A professional advisor can help the family separate emotional issues from business decisions, create a safe structure for discussion, and design practical solutions that protect both the family relationship and the family wealth.


Family Wealth Management Is More Than Investment

Many business owners think wealth management means investment products, insurance, tax planning, or estate planning. These are important tools, but they are not the full picture.

True family wealth management should include:

  1. Protecting the business and family assets

  2. Creating a clear succession and ownership plan

  3. Preparing the next generation to understand responsibility

  4. Building family governance and decision-making rules

  5. Coordinating tax, legal, insurance, investment, and estate planning

  6. Reducing misunderstandings before they become conflict

  7. Helping the family move from founder-led wealth to multi-generational wealth

A family may have strong accountants, lawyers, bankers, and investment advisors. But if no one is looking at the full picture, important issues may still be missed.

At Anico Capital, this is where we want to bring value: to help families see the whole structure, identify hidden risks, and coordinate professional resources around the family’s long-term goals.


Why an Outside Professional Matters

Inside a family, every person has a role: parent, child, sibling, spouse, founder, shareholder, manager, or successor. These roles overlap, and that makes decision-making complicated.

An outside advisor can bring neutrality and structure.

We are not there to replace the family’s voice. We are there to help the family hear each other more clearly.

We are not there to force decisions. We are there to help the family understand the consequences of delaying decisions.

We are not there to create conflict. We are there to help the family manage sensitive topics before they become bigger problems.

Professional guidance is especially important when family members have different levels of involvement in the business, different financial needs, different expectations, or different visions for the future.


The Cost of Waiting

Many families wait until there is a crisis before they ask for help.

They wait until the founder is sick.

They wait until siblings start fighting.

They wait until a key employee leaves.

They wait until tax pressure becomes urgent.

They wait until the next generation is already confused or unprepared.

They wait until business decisions and family emotions are mixed together.

By that time, the cost of solving the problem is usually much higher.

The best time to build family governance, succession planning, and wealth management structure is before the crisis happens.


Anita’s Message to Family Business Owners

If you are a family business owner, you do not need to wait until there is a conflict to seek professional help.

You may already know that something needs to be done. You may already feel that the family should have a clearer plan. You may already worry about how your children will manage the business or wealth in the future.

That feeling is important. It is a signal.

Professional help is not only for families in trouble. It is for families who want to protect what they have built.

A good family business and wealth management plan can help your family answer important questions:

Who should lead the business in the future?

Who should own what?

How should family members communicate?

How should decisions be made?

How can wealth be protected across Canada, the U.S., Hong Kong, China, or other jurisdictions?

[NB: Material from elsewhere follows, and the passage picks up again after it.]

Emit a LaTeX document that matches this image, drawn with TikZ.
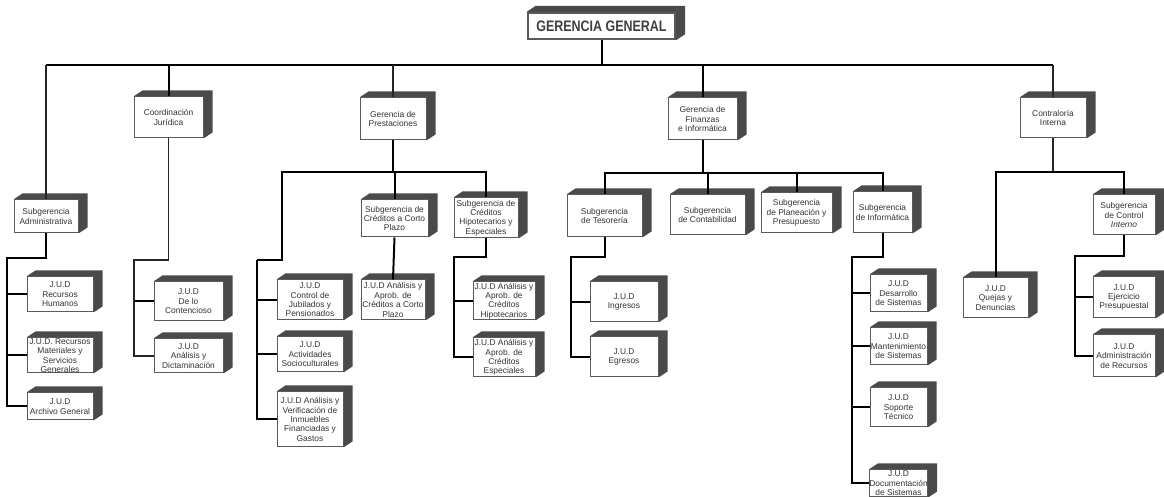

How can the next generation be educated and prepared?

How can the family reduce tax, legal, investment, and succession risks?

How can the family stay united while the wealth continues to grow?

These questions are not easy. But avoiding them is not a strategy.

Final Thought

Family business is never just business. It carries family history, identity, responsibility, emotion, and legacy.

That is why professional support matters.

With the right structure, the right conversations, and the right advisory team, a family business can move from uncertainty to clarity, from tension to trust, and from short-term decision-making to long-term legacy planning.

At Anico Capital, our goal is to help families protect their business, organize their wealth, and prepare the next generation — not only for today, but for the future.